# [Your objective]
Copy the material that follows word for word and omit its pictures.

# [Exercise inputs]
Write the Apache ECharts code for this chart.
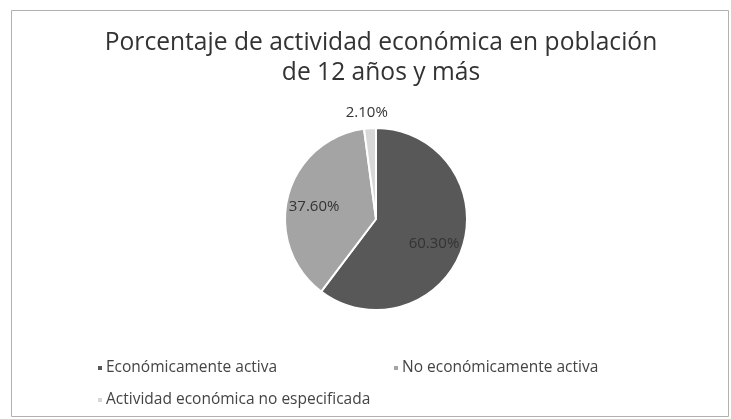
<!DOCTYPE html>
<html>
<head>
<meta charset="utf-8">
<script src="https://cdn.jsdelivr.net/npm/echarts@6/dist/echarts.min.js"></script>
<style>
  html, body { margin: 0; padding: 0; background: #fff; }
  #chart { width: 731px; height: 419px; }
</style>
</head>
<body>
<div id="chart"></div>
<script>
// Población de 12 años y más por condición de actividad económica (%)
const categories = [
  'Económicamente activa',
  'No económicamente activa',
  'Actividad económica no especificada'
];
const percentages = [60.30, 37.60, 2.10];
const sliceColors = ['#585858', '#a4a4a4', '#d8d8d8'];

const FONT = '"Open Sans", "Liberation Sans", sans-serif';

// nudges for the value labels (the small slice gets its label above the pie)
const labelOffsets = [[12, 9], [-15, 0], [-6, -58]];

const chart = echarts.init(document.getElementById('chart'), null, { renderer: 'canvas' });

const seriesData = categories.map((name, i) => ({
  name: name,
  value: percentages[i],
  itemStyle: { color: sliceColors[i] },
  label: { offset: labelOffsets[i] }
}));

function legendFor(i, left, top) {
  return {
    data: [categories[i]],
    left: left,
    top: top,
    orient: 'horizontal',
    icon: 'rect',
    itemWidth: 6,
    itemHeight: 6,
    itemGap: 5,
    selectedMode: false,
    textStyle: { fontFamily: FONT, fontSize: 15.5, color: '#444', padding: [0, 0, 0, -2] }
  };
}

chart.setOption({
  backgroundColor: '#ffffff',
  animation: false,
  title: {
    text: 'Porcentaje de actividad económica en población\nde 12 años y más',
    left: 376,
    top: 23,
    textAlign: 'center',
    textStyle: {
      fontFamily: FONT,
      fontSize: 24.6,
      fontWeight: 'normal',
      color: '#333',
      lineHeight: 30,
      align: 'center'
    }
  },
  legend: [
    legendFor(0, 91, 355),
    legendFor(1, 387, 355),
    legendFor(2, 91, 387)
  ],
  graphic: [{
    type: 'rect',
    shape: { x: 11.5, y: 10.5, width: 717, height: 406 },
    style: { fill: 'none', stroke: '#b0b0b0', lineWidth: 1 },
    silent: true
  }],
  series: [{
    type: 'pie',
    center: [376, 219],
    radius: [0, 91],
    startAngle: 90,
    clockwise: true,
    data: seriesData,
    itemStyle: { borderColor: '#ffffff', borderWidth: 2 },
    label: {
      show: true,
      position: 'inside',
      formatter: p => p.value.toFixed(2) + '%',
      fontFamily: FONT,
      fontSize: 15,
      color: '#333'
    },
    labelLine: { show: false },
    emphasis: { disabled: true }
  }]
});
</script>
</body>
</html>
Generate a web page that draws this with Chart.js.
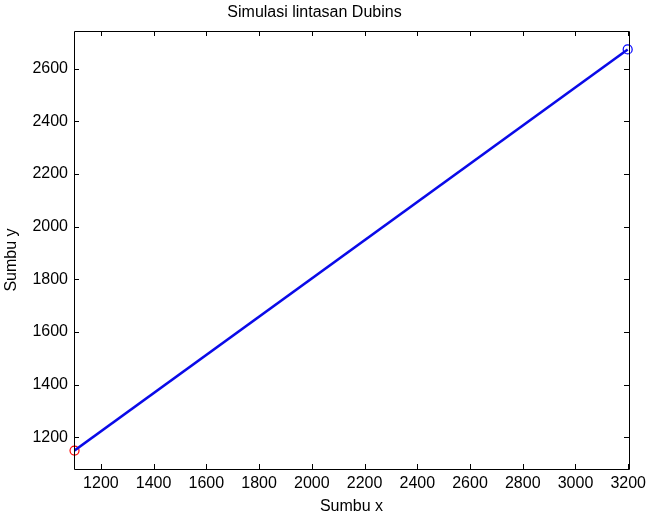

# [Task answer]
Write the Apache ECharts code for this chart.
<!DOCTYPE html>
<html>
<head>
<meta charset="utf-8">
<script src="https://cdn.jsdelivr.net/npm/echarts@6/dist/echarts.min.js"></script>
<style>
  html, body { margin: 0; padding: 0; background: #fff; }
  #chart { width: 731px; height: 419px; }
</style>
</head>
<body>
<div id="chart"></div>
<script>
// Población de 12 años y más por condición de actividad económica (%)
const categories = [
  'Económicamente activa',
  'No económicamente activa',
  'Actividad económica no especificada'
];
const percentages = [60.30, 37.60, 2.10];
const sliceColors = ['#585858', '#a4a4a4', '#d8d8d8'];

const FONT = '"Open Sans", "Liberation Sans", sans-serif';

// nudges for the value labels (the small slice gets its label above the pie)
const labelOffsets = [[12, 9], [-15, 0], [-6, -58]];

const chart = echarts.init(document.getElementById('chart'), null, { renderer: 'canvas' });

const seriesData = categories.map((name, i) => ({
  name: name,
  value: percentages[i],
  itemStyle: { color: sliceColors[i] },
  label: { offset: labelOffsets[i] }
}));

function legendFor(i, left, top) {
  return {
    data: [categories[i]],
    left: left,
    top: top,
    orient: 'horizontal',
    icon: 'rect',
    itemWidth: 6,
    itemHeight: 6,
    itemGap: 5,
    selectedMode: false,
    textStyle: { fontFamily: FONT, fontSize: 15.5, color: '#444', padding: [0, 0, 0, -2] }
  };
}

chart.setOption({
  backgroundColor: '#ffffff',
  animation: false,
  title: {
    text: 'Porcentaje de actividad económica en población\nde 12 años y más',
    left: 376,
    top: 23,
    textAlign: 'center',
    textStyle: {
      fontFamily: FONT,
      fontSize: 24.6,
      fontWeight: 'normal',
      color: '#333',
      lineHeight: 30,
      align: 'center'
    }
  },
  legend: [
    legendFor(0, 91, 355),
    legendFor(1, 387, 355),
    legendFor(2, 91, 387)
  ],
  graphic: [{
    type: 'rect',
    shape: { x: 11.5, y: 10.5, width: 717, height: 406 },
    style: { fill: 'none', stroke: '#b0b0b0', lineWidth: 1 },
    silent: true
  }],
  series: [{
    type: 'pie',
    center: [376, 219],
    radius: [0, 91],
    startAngle: 90,
    clockwise: true,
    data: seriesData,
    itemStyle: { borderColor: '#ffffff', borderWidth: 2 },
    label: {
      show: true,
      position: 'inside',
      formatter: p => p.value.toFixed(2) + '%',
      fontFamily: FONT,
      fontSize: 15,
      color: '#333'
    },
    labelLine: { show: false },
    emphasis: { disabled: true }
  }]
});
</script>
</body>
</html>
Generate a web page that draws this with Chart.js.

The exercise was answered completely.